В «Вакхической песне» дионисическое и аполлоническое действительно предстают как форма становления творческого акта, и преодоление патоса гармонией возникает в художественном пространстве-времени, где «эта лампада бледнеет Пред ясным восходом зари, Так ложная мудрость мерцает и тлеет пред солнцем бессмертным ума…» (II, 420). Прообразом рождения такого духовно-интеллектуального, творческого действа, несомненно, был «Пир» Платона, которым древнегреческий философ положил начало застолий («симпосионов»), сопровождавшихся возлияниями и «взаимной беседой». О культе симпосионов в «золотой век» русской культуры свидетельствует послание молодого Пушкина П. П. Каверину:
И черни презирай ревнивое роптанье:
Она не ведает, что можно дружно жить.
С Киферой, с портиком, и с книгой, и с бокалом;
Что ум высокий можно скрыть
Безумной шалости под легким покрывалом (II, 245).
Весьма семиотичным в пушкинской лирике является использование гекзаметра.
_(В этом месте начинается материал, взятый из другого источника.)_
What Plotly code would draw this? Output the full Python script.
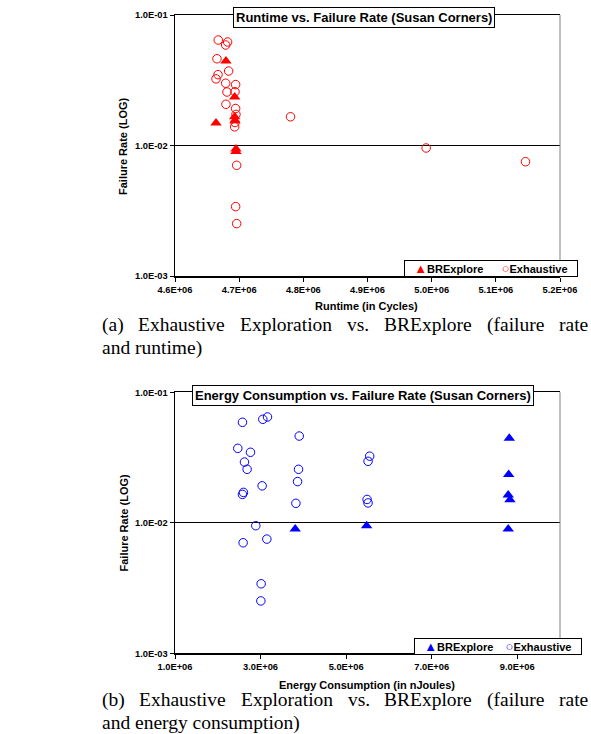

Этой теме посвящена семидесятилетней давности, но совершенно замечательная статья С. М. Бонди «Пушкин и русский гекзаметр»[80]. Ее «адресная» часть начинается с самого раннего гекзаметрического стихотворения поэта – эпиграммы «Несчастие Клита» – на своего лицейского друга и литературного оппонента В. Кюхельбекера. Она написана рифмованными стихами, что противоречит традиционной просодии русской антики, но гекзаметр выбран с целью визуализации адресата, который отличался особым пристрастием к античным метрическим формам:
Внук Тредьяковского Клит гекзаметром песенки пишет,
Противу ямба, хорея злобой ужасною дышит:
Мера простая сия все портит, по мнению Клита.
Смысл затмевает стихов и жар охлаждает пиита.
Спорить о том я не смею, пусть он безвинно поносит,
Ямб охладил рифмача, гекзаметры он заморозит (I, 21).
В этих «довольно нескладных стихах» (С. Бонди), а скорее пародирующих довольно неуклюжие «песенки Клита», предварение будущих споров «арзамасцев» со староверами русской литературы. В дальнейшем Пушкин настойчиво овладевает гекзаметром уже в чисто художественных целях, и С. Бонди, говоря о строении зрелого пушкинского гекзаметра, перечисляет вполне законченные стихотворения, четырнадцать из которых написаны элегическим стихом, а одно чистым гекзаметром: 1. «Кто на снегах возрастил…» – 1829; 2. «Труд» («Миг вожделенный настал…») – 1830; 3. «Царскосельская статуя («Урну с водой уронив…» – 1830; 4. «Крив был Гнедич поэт…» -1830; 5. «Отрок» («Невод рыбак расстилал…»); 6. «Рифма» («Эхо, бессонная нимфа…»); 7. «На перевод “Илиады”» («Слышу умолкнувший звук…» – 1830); 8. («Из Ксенофона колофанского») «Чистый лоснится пол…» – 1833; 9. («Из Афенея») «Славная флейта…» – 1833; 10. «Вино» («Злое дитя…» – 1833; 11. «Юноша! Скромно пируй…» -1833; 12. «Юношу, горько рыдая…» – 1835; 13. «Художнику» («Грустен и весел вхожу…») – 1836; 14. «На статую, играющую в свайку» («Юноша, полный красы…») – 1836; 15. «На статую играющего в бабки» («Юноша трижды шагнул…») – 1836[81].